E ainda: temos a coragem de
acolher, com ternura, as situações difíceis e os problemas de quem vive ao
nosso lado, ou preferimos as soluções impessoais, talvez eficientes mas
desprovidas do calor do Evangelho? Quão grande é a necessidade que o mundo tem
hoje de ternura!
A resposta do cristão não pode
ser diferente da que Deus dá à nossa pequenez. A vida deve ser enfrentada com
bondade, com mansidão.
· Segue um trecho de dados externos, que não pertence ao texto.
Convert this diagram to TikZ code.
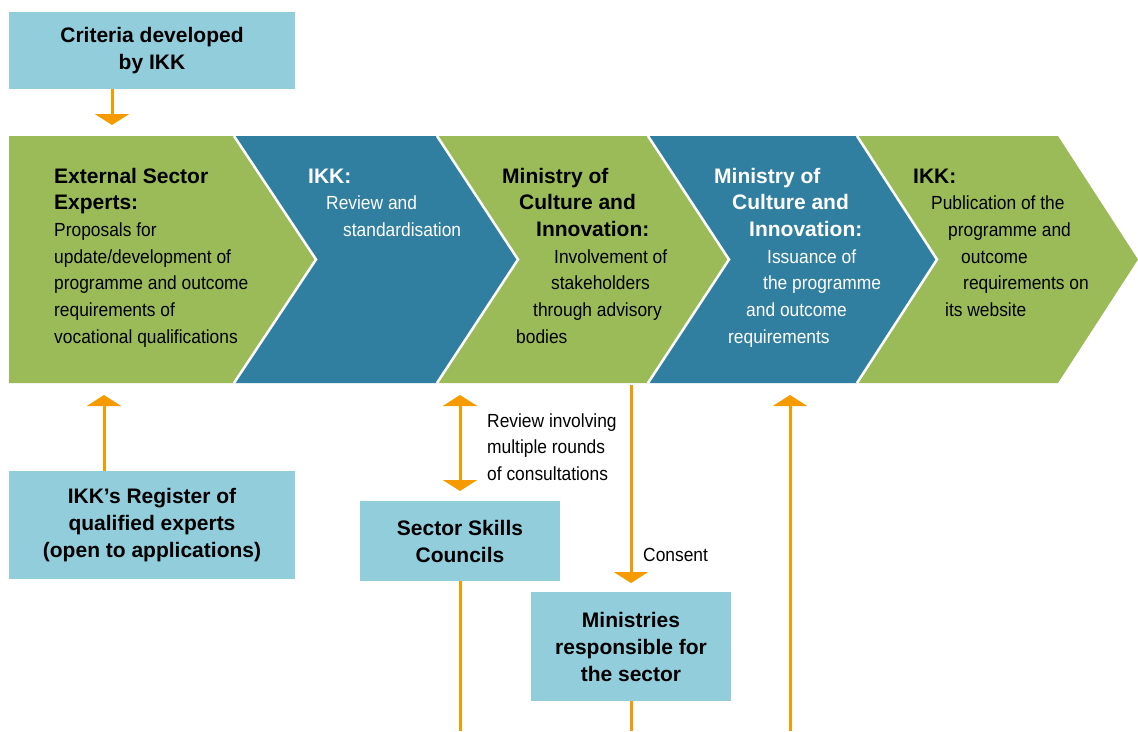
\documentclass[tikz,border=0pt]{standalone}
\usepackage{fontspec}
\setmainfont{Liberation Sans}
\newfontfamily\bodyfont[FakeStretch=0.915]{Liberation Sans}
\usetikzlibrary{arrows.meta}

\definecolor{stepgreen}{HTML}{9BBB59}
\definecolor{stepblue}{HTML}{317FA0}
\definecolor{boxblue}{HTML}{92CDDC}
\definecolor{flow}{HTML}{F59B00}

\tikzset{
  headline/.style={font=\fontsize{21}{26.7}\selectfont\bfseries, anchor=base west, inner sep=0pt},
  bodyline/.style={font=\bodyfont\fontsize{19}{26.7}\selectfont, anchor=base west, inner sep=0pt},
  infobox/.style={fill=boxblue, inner sep=0pt, align=center,
                  font=\fontsize{21}{27}\selectfont\bfseries},
  flowline/.style={draw=flow, line width=3pt},
  flowarrow/.style={flowline, -{Triangle[width=34pt,length=11pt]}},
  flowboth/.style={flowline, {Triangle[width=34pt,length=11pt]}-{Triangle[width=34pt,length=11pt]}},
  divider/.style={draw=white, line width=2.5pt},
}

\begin{document}
\begin{tikzpicture}[x=1pt, y=-1pt]
\useasboundingbox (0,0) rectangle (1138,731);

% ---- process chevrons ----
\fill[stepgreen] (9,136) -- (234,136) -- (316,259.5) -- (234,383) -- (9,383) -- cycle;
\fill[stepblue]  (234,136) -- (437,136) -- (518,259.5) -- (437,383) -- (234,383) -- (316,259.5) -- cycle;
\fill[stepgreen] (437,136) -- (648,136) -- (729,259.5) -- (648,383) -- (437,383) -- (518,259.5) -- cycle;
\fill[stepblue]  (648,136) -- (857,136) -- (937,259.5) -- (857,383) -- (648,383) -- (729,259.5) -- cycle;
\fill[stepgreen] (857,136) -- (1058,136) -- (1138,259.5) -- (1058,383) -- (857,383) -- (937,259.5) -- cycle;
\draw[divider] (234,136) -- (316,259.5) -- (234,383);
\draw[divider] (437,136) -- (518,259.5) -- (437,383);
\draw[divider] (648,136) -- (729,259.5) -- (648,383);
\draw[divider] (857,136) -- (937,259.5) -- (857,383);

% step 1
\node[headline] (s1a) at (54,183)   {External Sector};
\node[headline] (s1b) at (54,209.7) {Experts:};
\node[bodyline] (s1c) at (54,236.4) {Proposals for};
\node[bodyline] (s1d) at (54,263.1) {update/development of};
\node[bodyline] (s1e) at (54,289.8) {programme and outcome};
\node[bodyline] (s1f) at (54,316.5) {requirements of};
\node[bodyline] (s1g) at (54,343.2) {vocational qualifications};

% step 2
\node[headline, text=white] (s2a) at (308,183)   {IKK:};
\node[bodyline, text=white] (s2b) at (326,209.7) {Review and};
\node[bodyline, text=white] (s2c) at (343,236.4) {standardisation};

% step 3
\node[headline] (s3a) at (502,183)   {Ministry of};
\node[headline] (s3b) at (519,209.7) {Culture and};
\node[headline] (s3c) at (536,236.4) {Innovation:};
\node[bodyline] (s3d) at (554,263.1) {Involvement of};
\node[bodyline] (s3e) at (551,289.8) {stakeholders};
\node[bodyline] (s3f) at (533,316.5) {through advisory};
\node[bodyline] (s3g) at (516,343.2) {bodies};

% step 4
\node[headline, text=white] (s4a) at (714,183)   {Ministry of};
\node[headline, text=white] (s4b) at (732,209.7) {Culture and};
\node[headline, text=white] (s4c) at (749,236.4) {Innovation:};
\node[bodyline, text=white] (s4d) at (767,263.1) {Issuance of};
\node[bodyline, text=white] (s4e) at (763,289.8) {the programme};
\node[bodyline, text=white] (s4f) at (746,316.5) {and outcome};
\node[bodyline, text=white] (s4g) at (728,343.2) {requirements};

% step 5
\node[headline] (s5a) at (913,183)   {IKK:};
\node[bodyline] (s5b) at (931,209.7) {Publication of the};
\node[bodyline] (s5c) at (948,236.4) {programme and};
\node[bodyline] (s5d) at (961,263.1) {outcome};
\node[bodyline] (s5e) at (963,289.8) {requirements on};
\node[bodyline] (s5f) at (945,316.5) {its website};

% ---- boxes ----
\node[infobox, minimum width=286pt, minimum height=77pt]  (crit) at (152,50.5) {Criteria developed\\by IKK};
\node[infobox, minimum width=286pt, minimum height=108pt] (reg)  at (152,525)  {IKK’s Register of\\qualified experts\\(open to applications)};
\node[infobox, minimum width=200pt, minimum height=80pt]  (ssc)  at (460,541)  {Sector Skills\\Councils};
\node[infobox, minimum width=200pt, minimum height=109pt] (mins) at (631,646.5) {Ministries\\responsible for\\the sector};

% ---- labels ----
\node[bodyline] (rev1) at (487,427) {Review involving};
\node[bodyline] (rev2) at (487,453) {multiple rounds};
\node[bodyline] (rev3) at (487,480) {of consultations};
\node[bodyline] (cons) at (643,561) {Consent};

% ---- connector ends ----
\coordinate (critTip) at (112,125);
\coordinate (regTip)  at (104,395);
\coordinate (revTop)  at (460,395);
\coordinate (revBot)  at (460,491);
\coordinate (consTop) at (631,385);
\coordinate (consTip) at (631,583);
\coordinate (sscEnd)  at (460,731);
\coordinate (minsEnd) at (631,731);
\coordinate (issueFoot) at (790,731);
\coordinate (issueTip)  at (790,395);

% ---- connectors ----
\draw[flowarrow] (crit.south -| critTip) -- (critTip);
\draw[flowarrow] (reg.north -| regTip) -- (regTip);
\draw[flowboth]  (revBot) -- (revTop);
\draw[flowarrow] (consTop) -- (consTip);
\draw[flowline]  (ssc.south) -- (sscEnd);
\draw[flowline]  (mins.south) -- (minsEnd);
\draw[flowarrow] (issueFoot) -- (issueTip);
\end{tikzpicture}
\end{document}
Quando nos damos conta de que Deus Se enamorou da nossa
pequenez, de que Ele mesmo Se faz pequeno para melhor nos encontrar, não
podemos deixar de Lhe abrir o nosso coração pedindo-Lhe: «Senhor, ajudai-me a
ser como Vós, concedei-me a graça da ternura nas circunstâncias mais duras da
vida, dai-me a graça de me aproximar ao ver qualquer necessidade, a graça da
mansidão em qualquer conflito».
Presépio
Queridos irmãos e irmãs, nesta
noite santa, contemplamos o presépio: nele, «o povo que andava nas trevas viu
uma grande luz» (Is 9, 1). Viram-na as pessoas simples, dispostas a acolher o
dom de Deus. Pelo contrário, não a viram os arrogantes, os soberbos, aqueles
que estabelecem as leis segundo os próprios critérios pessoais, aqueles que
assumem atitudes de fechamento. Olhemos o presépio e façamos este pedido à
Virgem Mãe: «Ó Maria, mostrai-nos Jesus!»